Return the whole listing, line for line, without the pictures in it.

> [TASK INPUT]
## begin

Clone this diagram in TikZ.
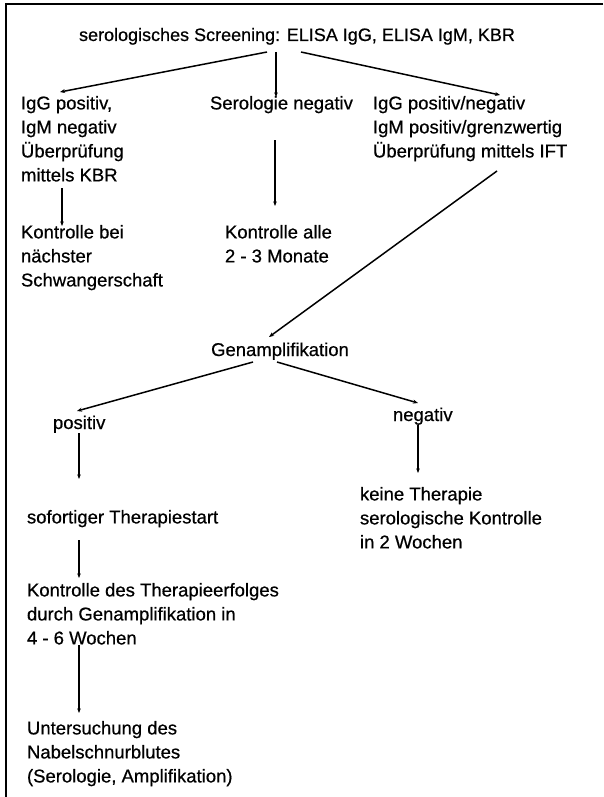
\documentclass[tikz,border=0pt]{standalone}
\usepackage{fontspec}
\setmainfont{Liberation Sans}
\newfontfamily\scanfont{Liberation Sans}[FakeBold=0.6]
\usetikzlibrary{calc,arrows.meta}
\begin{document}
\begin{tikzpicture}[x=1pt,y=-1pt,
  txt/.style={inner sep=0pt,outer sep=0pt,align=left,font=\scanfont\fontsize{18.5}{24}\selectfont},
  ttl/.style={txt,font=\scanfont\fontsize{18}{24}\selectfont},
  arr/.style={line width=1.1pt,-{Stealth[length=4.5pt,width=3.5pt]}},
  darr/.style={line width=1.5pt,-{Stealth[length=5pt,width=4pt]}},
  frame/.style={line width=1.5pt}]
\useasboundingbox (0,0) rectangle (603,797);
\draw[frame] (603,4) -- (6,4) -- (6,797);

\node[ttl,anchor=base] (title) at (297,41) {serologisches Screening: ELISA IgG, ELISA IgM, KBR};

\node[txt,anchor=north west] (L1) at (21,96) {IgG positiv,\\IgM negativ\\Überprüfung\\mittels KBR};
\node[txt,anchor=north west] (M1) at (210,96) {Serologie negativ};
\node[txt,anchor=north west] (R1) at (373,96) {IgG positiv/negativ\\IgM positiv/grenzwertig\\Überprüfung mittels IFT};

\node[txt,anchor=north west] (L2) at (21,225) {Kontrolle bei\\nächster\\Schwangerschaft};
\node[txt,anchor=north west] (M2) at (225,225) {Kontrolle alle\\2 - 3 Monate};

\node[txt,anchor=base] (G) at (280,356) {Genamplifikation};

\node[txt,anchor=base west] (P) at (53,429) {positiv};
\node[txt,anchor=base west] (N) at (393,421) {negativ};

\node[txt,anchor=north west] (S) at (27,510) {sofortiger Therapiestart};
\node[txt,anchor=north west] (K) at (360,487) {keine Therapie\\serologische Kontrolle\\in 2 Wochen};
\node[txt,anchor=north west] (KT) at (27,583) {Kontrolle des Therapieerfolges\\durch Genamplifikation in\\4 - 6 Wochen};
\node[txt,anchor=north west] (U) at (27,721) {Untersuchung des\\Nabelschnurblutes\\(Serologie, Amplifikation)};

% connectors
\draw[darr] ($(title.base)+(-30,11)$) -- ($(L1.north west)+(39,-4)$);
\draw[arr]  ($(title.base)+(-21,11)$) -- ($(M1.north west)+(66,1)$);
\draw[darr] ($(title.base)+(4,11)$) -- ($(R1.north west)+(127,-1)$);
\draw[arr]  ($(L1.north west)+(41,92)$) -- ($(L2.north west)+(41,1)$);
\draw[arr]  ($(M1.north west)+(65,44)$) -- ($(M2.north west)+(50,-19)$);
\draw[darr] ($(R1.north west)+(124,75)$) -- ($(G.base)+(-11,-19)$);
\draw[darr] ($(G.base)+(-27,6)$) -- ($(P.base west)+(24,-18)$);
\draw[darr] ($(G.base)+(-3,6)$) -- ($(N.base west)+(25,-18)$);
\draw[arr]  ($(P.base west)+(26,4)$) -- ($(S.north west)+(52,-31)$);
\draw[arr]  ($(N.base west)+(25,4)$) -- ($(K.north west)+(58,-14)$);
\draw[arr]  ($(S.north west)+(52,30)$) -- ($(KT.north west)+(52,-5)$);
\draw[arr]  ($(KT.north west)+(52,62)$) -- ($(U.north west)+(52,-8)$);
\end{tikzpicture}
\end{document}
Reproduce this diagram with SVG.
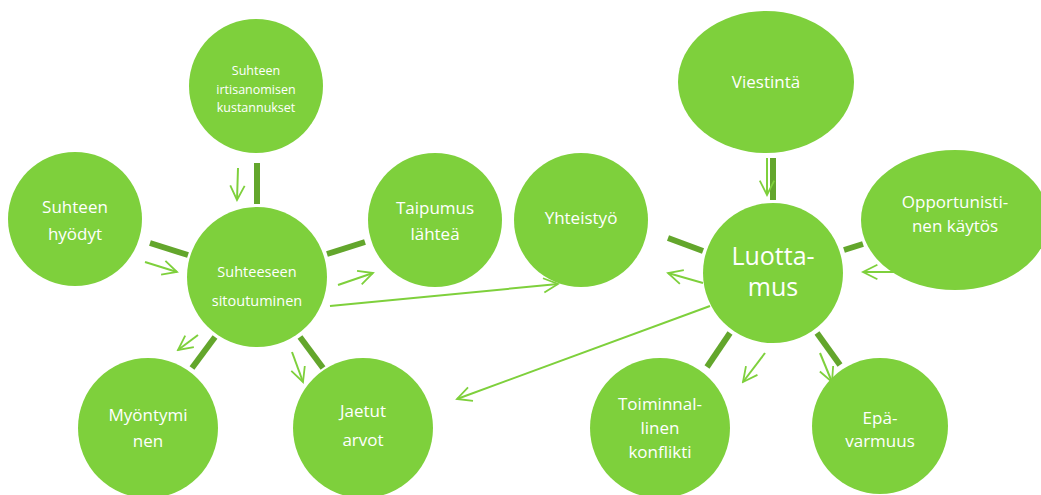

## end

> [WRITTEN RESPONSE]
Clone this diagram in TikZ.
\documentclass[tikz,border=0pt]{standalone}
\usepackage{fontspec}
\setmainfont{Liberation Sans}
\newfontfamily\scanfont{Liberation Sans}[FakeBold=0.6]
\usetikzlibrary{calc,arrows.meta}
\begin{document}
\begin{tikzpicture}[x=1pt,y=-1pt,
  txt/.style={inner sep=0pt,outer sep=0pt,align=left,font=\scanfont\fontsize{18.5}{24}\selectfont},
  ttl/.style={txt,font=\scanfont\fontsize{18}{24}\selectfont},
  arr/.style={line width=1.1pt,-{Stealth[length=4.5pt,width=3.5pt]}},
  darr/.style={line width=1.5pt,-{Stealth[length=5pt,width=4pt]}},
  frame/.style={line width=1.5pt}]
\useasboundingbox (0,0) rectangle (603,797);
\draw[frame] (603,4) -- (6,4) -- (6,797);

\node[ttl,anchor=base] (title) at (297,41) {serologisches Screening: ELISA IgG, ELISA IgM, KBR};

\node[txt,anchor=north west] (L1) at (21,96) {IgG positiv,\\IgM negativ\\Überprüfung\\mittels KBR};
\node[txt,anchor=north west] (M1) at (210,96) {Serologie negativ};
\node[txt,anchor=north west] (R1) at (373,96) {IgG positiv/negativ\\IgM positiv/grenzwertig\\Überprüfung mittels IFT};

\node[txt,anchor=north west] (L2) at (21,225) {Kontrolle bei\\nächster\\Schwangerschaft};
\node[txt,anchor=north west] (M2) at (225,225) {Kontrolle alle\\2 - 3 Monate};

\node[txt,anchor=base] (G) at (280,356) {Genamplifikation};

\node[txt,anchor=base west] (P) at (53,429) {positiv};
\node[txt,anchor=base west] (N) at (393,421) {negativ};

\node[txt,anchor=north west] (S) at (27,510) {sofortiger Therapiestart};
\node[txt,anchor=north west] (K) at (360,487) {keine Therapie\\serologische Kontrolle\\in 2 Wochen};
\node[txt,anchor=north west] (KT) at (27,583) {Kontrolle des Therapieerfolges\\durch Genamplifikation in\\4 - 6 Wochen};
\node[txt,anchor=north west] (U) at (27,721) {Untersuchung des\\Nabelschnurblutes\\(Serologie, Amplifikation)};

% connectors
\draw[darr] ($(title.base)+(-30,11)$) -- ($(L1.north west)+(39,-4)$);
\draw[arr]  ($(title.base)+(-21,11)$) -- ($(M1.north west)+(66,1)$);
\draw[darr] ($(title.base)+(4,11)$) -- ($(R1.north west)+(127,-1)$);
\draw[arr]  ($(L1.north west)+(41,92)$) -- ($(L2.north west)+(41,1)$);
\draw[arr]  ($(M1.north west)+(65,44)$) -- ($(M2.north west)+(50,-19)$);
\draw[darr] ($(R1.north west)+(124,75)$) -- ($(G.base)+(-11,-19)$);
\draw[darr] ($(G.base)+(-27,6)$) -- ($(P.base west)+(24,-18)$);
\draw[darr] ($(G.base)+(-3,6)$) -- ($(N.base west)+(25,-18)$);
\draw[arr]  ($(P.base west)+(26,4)$) -- ($(S.north west)+(52,-31)$);
\draw[arr]  ($(N.base west)+(25,4)$) -- ($(K.north west)+(58,-14)$);
\draw[arr]  ($(S.north west)+(52,30)$) -- ($(KT.north west)+(52,-5)$);
\draw[arr]  ($(KT.north west)+(52,62)$) -- ($(U.north west)+(52,-8)$);
\end{tikzpicture}
\end{document}
Reproduce this diagram with SVG.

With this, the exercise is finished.